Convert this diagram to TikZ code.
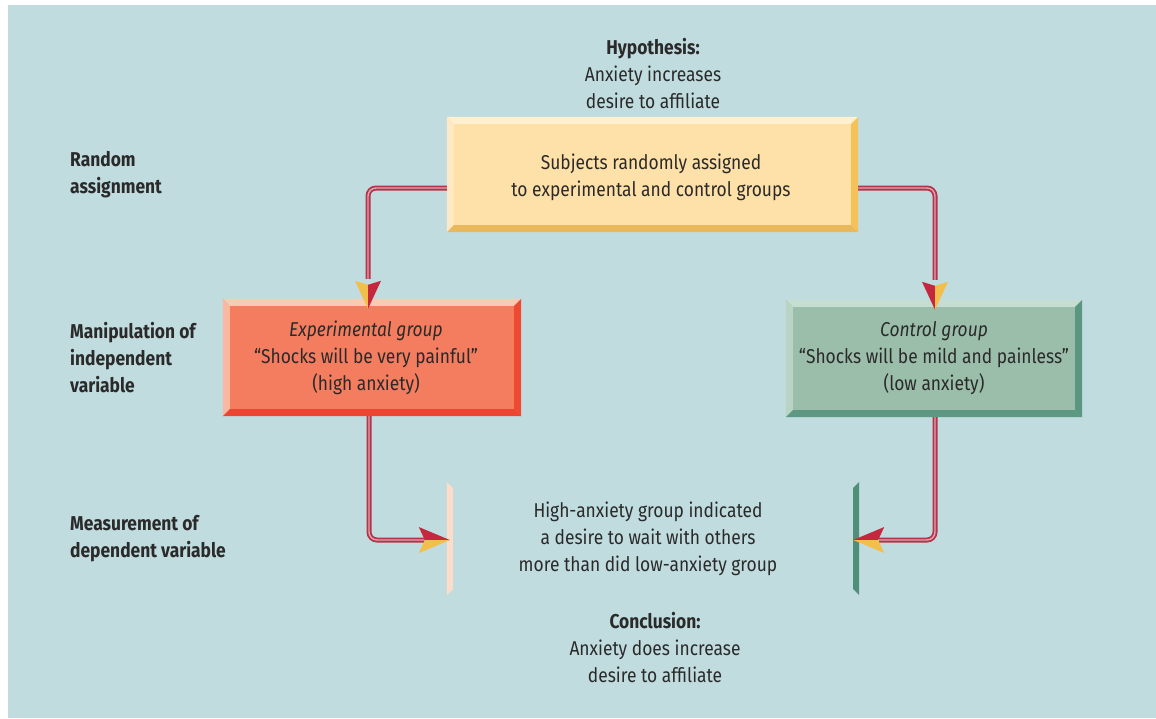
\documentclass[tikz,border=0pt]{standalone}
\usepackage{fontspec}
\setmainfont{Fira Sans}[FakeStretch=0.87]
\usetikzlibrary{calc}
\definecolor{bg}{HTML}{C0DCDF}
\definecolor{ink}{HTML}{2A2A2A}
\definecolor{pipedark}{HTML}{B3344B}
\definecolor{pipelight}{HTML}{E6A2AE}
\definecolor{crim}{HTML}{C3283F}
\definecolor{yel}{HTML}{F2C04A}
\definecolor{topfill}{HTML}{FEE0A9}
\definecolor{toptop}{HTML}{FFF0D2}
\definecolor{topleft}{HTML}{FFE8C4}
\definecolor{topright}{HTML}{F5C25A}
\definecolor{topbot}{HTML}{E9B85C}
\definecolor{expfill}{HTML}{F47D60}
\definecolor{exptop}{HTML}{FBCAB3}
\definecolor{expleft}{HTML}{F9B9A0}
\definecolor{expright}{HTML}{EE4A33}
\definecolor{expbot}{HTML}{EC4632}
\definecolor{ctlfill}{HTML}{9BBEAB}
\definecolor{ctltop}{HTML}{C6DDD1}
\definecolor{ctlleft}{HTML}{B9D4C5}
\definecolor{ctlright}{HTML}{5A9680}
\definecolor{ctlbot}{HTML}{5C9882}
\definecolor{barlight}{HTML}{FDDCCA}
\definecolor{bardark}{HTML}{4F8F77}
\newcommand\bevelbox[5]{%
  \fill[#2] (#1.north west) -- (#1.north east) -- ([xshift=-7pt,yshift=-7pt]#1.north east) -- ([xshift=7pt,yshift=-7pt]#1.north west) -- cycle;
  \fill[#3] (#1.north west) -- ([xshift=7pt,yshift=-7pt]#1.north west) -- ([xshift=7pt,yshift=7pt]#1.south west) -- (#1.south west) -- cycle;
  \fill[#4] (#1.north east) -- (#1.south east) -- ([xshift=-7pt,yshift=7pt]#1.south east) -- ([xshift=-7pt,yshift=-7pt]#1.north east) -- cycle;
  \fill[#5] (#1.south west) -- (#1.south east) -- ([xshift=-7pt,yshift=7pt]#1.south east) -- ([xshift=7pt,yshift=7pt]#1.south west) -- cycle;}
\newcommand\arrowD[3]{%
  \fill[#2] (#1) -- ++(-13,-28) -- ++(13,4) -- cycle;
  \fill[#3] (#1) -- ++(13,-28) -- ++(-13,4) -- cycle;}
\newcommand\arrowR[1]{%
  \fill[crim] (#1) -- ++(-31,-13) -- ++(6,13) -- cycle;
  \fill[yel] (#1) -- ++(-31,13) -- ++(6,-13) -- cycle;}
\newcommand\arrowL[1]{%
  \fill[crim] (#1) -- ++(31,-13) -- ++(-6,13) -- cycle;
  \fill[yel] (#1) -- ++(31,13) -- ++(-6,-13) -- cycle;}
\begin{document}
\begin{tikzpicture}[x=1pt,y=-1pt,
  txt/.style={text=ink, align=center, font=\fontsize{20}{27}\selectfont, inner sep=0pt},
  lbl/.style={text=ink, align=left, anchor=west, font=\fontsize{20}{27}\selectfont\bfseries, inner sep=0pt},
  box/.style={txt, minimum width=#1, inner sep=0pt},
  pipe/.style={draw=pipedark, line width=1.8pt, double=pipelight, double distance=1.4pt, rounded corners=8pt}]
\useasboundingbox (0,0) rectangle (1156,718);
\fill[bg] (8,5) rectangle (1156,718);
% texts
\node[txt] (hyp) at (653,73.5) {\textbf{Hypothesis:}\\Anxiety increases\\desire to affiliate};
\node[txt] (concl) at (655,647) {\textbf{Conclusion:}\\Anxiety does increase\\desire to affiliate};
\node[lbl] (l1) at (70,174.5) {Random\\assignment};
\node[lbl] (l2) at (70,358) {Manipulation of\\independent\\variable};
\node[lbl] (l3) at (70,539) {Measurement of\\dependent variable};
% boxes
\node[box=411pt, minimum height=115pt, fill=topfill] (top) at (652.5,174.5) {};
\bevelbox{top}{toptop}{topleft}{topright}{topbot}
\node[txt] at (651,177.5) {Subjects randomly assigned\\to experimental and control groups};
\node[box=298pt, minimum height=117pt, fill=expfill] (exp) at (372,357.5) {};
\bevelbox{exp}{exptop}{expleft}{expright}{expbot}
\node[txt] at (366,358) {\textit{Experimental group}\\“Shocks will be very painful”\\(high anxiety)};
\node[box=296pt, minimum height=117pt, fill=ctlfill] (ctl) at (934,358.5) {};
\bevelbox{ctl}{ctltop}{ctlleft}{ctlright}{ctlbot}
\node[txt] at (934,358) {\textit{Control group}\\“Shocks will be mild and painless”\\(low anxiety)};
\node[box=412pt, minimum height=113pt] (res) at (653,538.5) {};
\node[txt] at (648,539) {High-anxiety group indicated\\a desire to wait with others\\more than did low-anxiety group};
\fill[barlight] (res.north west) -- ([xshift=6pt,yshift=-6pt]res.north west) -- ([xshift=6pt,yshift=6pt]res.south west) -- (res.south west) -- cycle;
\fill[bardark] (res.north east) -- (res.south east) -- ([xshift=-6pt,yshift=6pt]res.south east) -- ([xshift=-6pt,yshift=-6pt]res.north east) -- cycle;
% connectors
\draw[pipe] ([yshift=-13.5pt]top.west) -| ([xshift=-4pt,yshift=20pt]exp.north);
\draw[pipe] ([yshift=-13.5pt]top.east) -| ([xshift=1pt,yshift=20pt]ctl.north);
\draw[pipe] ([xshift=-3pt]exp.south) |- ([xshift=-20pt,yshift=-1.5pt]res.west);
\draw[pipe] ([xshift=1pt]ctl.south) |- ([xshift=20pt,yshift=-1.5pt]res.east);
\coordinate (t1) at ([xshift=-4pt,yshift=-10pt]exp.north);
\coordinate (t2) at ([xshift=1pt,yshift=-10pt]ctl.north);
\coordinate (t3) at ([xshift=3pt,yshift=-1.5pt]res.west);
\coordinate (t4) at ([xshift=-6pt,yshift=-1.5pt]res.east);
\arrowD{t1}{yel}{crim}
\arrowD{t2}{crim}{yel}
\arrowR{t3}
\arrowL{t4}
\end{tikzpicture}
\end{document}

Objective: All of the data above should be transcribed verbatim, with pictures omitted.

Answer for this exercise:
Convert this diagram to TikZ code.
\documentclass[tikz,border=0pt]{standalone}
\usepackage{fontspec}
\setmainfont{Fira Sans}[FakeStretch=0.87]
\usetikzlibrary{calc}
\definecolor{bg}{HTML}{C0DCDF}
\definecolor{ink}{HTML}{2A2A2A}
\definecolor{pipedark}{HTML}{B3344B}
\definecolor{pipelight}{HTML}{E6A2AE}
\definecolor{crim}{HTML}{C3283F}
\definecolor{yel}{HTML}{F2C04A}
\definecolor{topfill}{HTML}{FEE0A9}
\definecolor{toptop}{HTML}{FFF0D2}
\definecolor{topleft}{HTML}{FFE8C4}
\definecolor{topright}{HTML}{F5C25A}
\definecolor{topbot}{HTML}{E9B85C}
\definecolor{expfill}{HTML}{F47D60}
\definecolor{exptop}{HTML}{FBCAB3}
\definecolor{expleft}{HTML}{F9B9A0}
\definecolor{expright}{HTML}{EE4A33}
\definecolor{expbot}{HTML}{EC4632}
\definecolor{ctlfill}{HTML}{9BBEAB}
\definecolor{ctltop}{HTML}{C6DDD1}
\definecolor{ctlleft}{HTML}{B9D4C5}
\definecolor{ctlright}{HTML}{5A9680}
\definecolor{ctlbot}{HTML}{5C9882}
\definecolor{barlight}{HTML}{FDDCCA}
\definecolor{bardark}{HTML}{4F8F77}
\newcommand\bevelbox[5]{%
  \fill[#2] (#1.north west) -- (#1.north east) -- ([xshift=-7pt,yshift=-7pt]#1.north east) -- ([xshift=7pt,yshift=-7pt]#1.north west) -- cycle;
  \fill[#3] (#1.north west) -- ([xshift=7pt,yshift=-7pt]#1.north west) -- ([xshift=7pt,yshift=7pt]#1.south west) -- (#1.south west) -- cycle;
  \fill[#4] (#1.north east) -- (#1.south east) -- ([xshift=-7pt,yshift=7pt]#1.south east) -- ([xshift=-7pt,yshift=-7pt]#1.north east) -- cycle;
  \fill[#5] (#1.south west) -- (#1.south east) -- ([xshift=-7pt,yshift=7pt]#1.south east) -- ([xshift=7pt,yshift=7pt]#1.south west) -- cycle;}
\newcommand\arrowD[3]{%
  \fill[#2] (#1) -- ++(-13,-28) -- ++(13,4) -- cycle;
  \fill[#3] (#1) -- ++(13,-28) -- ++(-13,4) -- cycle;}
\newcommand\arrowR[1]{%
  \fill[crim] (#1) -- ++(-31,-13) -- ++(6,13) -- cycle;
  \fill[yel] (#1) -- ++(-31,13) -- ++(6,-13) -- cycle;}
\newcommand\arrowL[1]{%
  \fill[crim] (#1) -- ++(31,-13) -- ++(-6,13) -- cycle;
  \fill[yel] (#1) -- ++(31,13) -- ++(-6,-13) -- cycle;}
\begin{document}
\begin{tikzpicture}[x=1pt,y=-1pt,
  txt/.style={text=ink, align=center, font=\fontsize{20}{27}\selectfont, inner sep=0pt},
  lbl/.style={text=ink, align=left, anchor=west, font=\fontsize{20}{27}\selectfont\bfseries, inner sep=0pt},
  box/.style={txt, minimum width=#1, inner sep=0pt},
  pipe/.style={draw=pipedark, line width=1.8pt, double=pipelight, double distance=1.4pt, rounded corners=8pt}]
\useasboundingbox (0,0) rectangle (1156,718);
\fill[bg] (8,5) rectangle (1156,718);
% texts
\node[txt] (hyp) at (653,73.5) {\textbf{Hypothesis:}\\Anxiety increases\\desire to affiliate};
\node[txt] (concl) at (655,647) {\textbf{Conclusion:}\\Anxiety does increase\\desire to affiliate};
\node[lbl] (l1) at (70,174.5) {Random\\assignment};
\node[lbl] (l2) at (70,358) {Manipulation of\\independent\\variable};
\node[lbl] (l3) at (70,539) {Measurement of\\dependent variable};
% boxes
\node[box=411pt, minimum height=115pt, fill=topfill] (top) at (652.5,174.5) {};
\bevelbox{top}{toptop}{topleft}{topright}{topbot}
\node[txt] at (651,177.5) {Subjects randomly assigned\\to experimental and control groups};
\node[box=298pt, minimum height=117pt, fill=expfill] (exp) at (372,357.5) {};
\bevelbox{exp}{exptop}{expleft}{expright}{expbot}
\node[txt] at (366,358) {\textit{Experimental group}\\“Shocks will be very painful”\\(high anxiety)};
\node[box=296pt, minimum height=117pt, fill=ctlfill] (ctl) at (934,358.5) {};
\bevelbox{ctl}{ctltop}{ctlleft}{ctlright}{ctlbot}
\node[txt] at (934,358) {\textit{Control group}\\“Shocks will be mild and painless”\\(low anxiety)};
\node[box=412pt, minimum height=113pt] (res) at (653,538.5) {};
\node[txt] at (648,539) {High-anxiety group indicated\\a desire to wait with others\\more than did low-anxiety group};
\fill[barlight] (res.north west) -- ([xshift=6pt,yshift=-6pt]res.north west) -- ([xshift=6pt,yshift=6pt]res.south west) -- (res.south west) -- cycle;
\fill[bardark] (res.north east) -- (res.south east) -- ([xshift=-6pt,yshift=6pt]res.south east) -- ([xshift=-6pt,yshift=-6pt]res.north east) -- cycle;
% connectors
\draw[pipe] ([yshift=-13.5pt]top.west) -| ([xshift=-4pt,yshift=20pt]exp.north);
\draw[pipe] ([yshift=-13.5pt]top.east) -| ([xshift=1pt,yshift=20pt]ctl.north);
\draw[pipe] ([xshift=-3pt]exp.south) |- ([xshift=-20pt,yshift=-1.5pt]res.west);
\draw[pipe] ([xshift=1pt]ctl.south) |- ([xshift=20pt,yshift=-1.5pt]res.east);
\coordinate (t1) at ([xshift=-4pt,yshift=-10pt]exp.north);
\coordinate (t2) at ([xshift=1pt,yshift=-10pt]ctl.north);
\coordinate (t3) at ([xshift=3pt,yshift=-1.5pt]res.west);
\coordinate (t4) at ([xshift=-6pt,yshift=-1.5pt]res.east);
\arrowD{t1}{yel}{crim}
\arrowD{t2}{crim}{yel}
\arrowR{t3}
\arrowL{t4}
\end{tikzpicture}
\end{document}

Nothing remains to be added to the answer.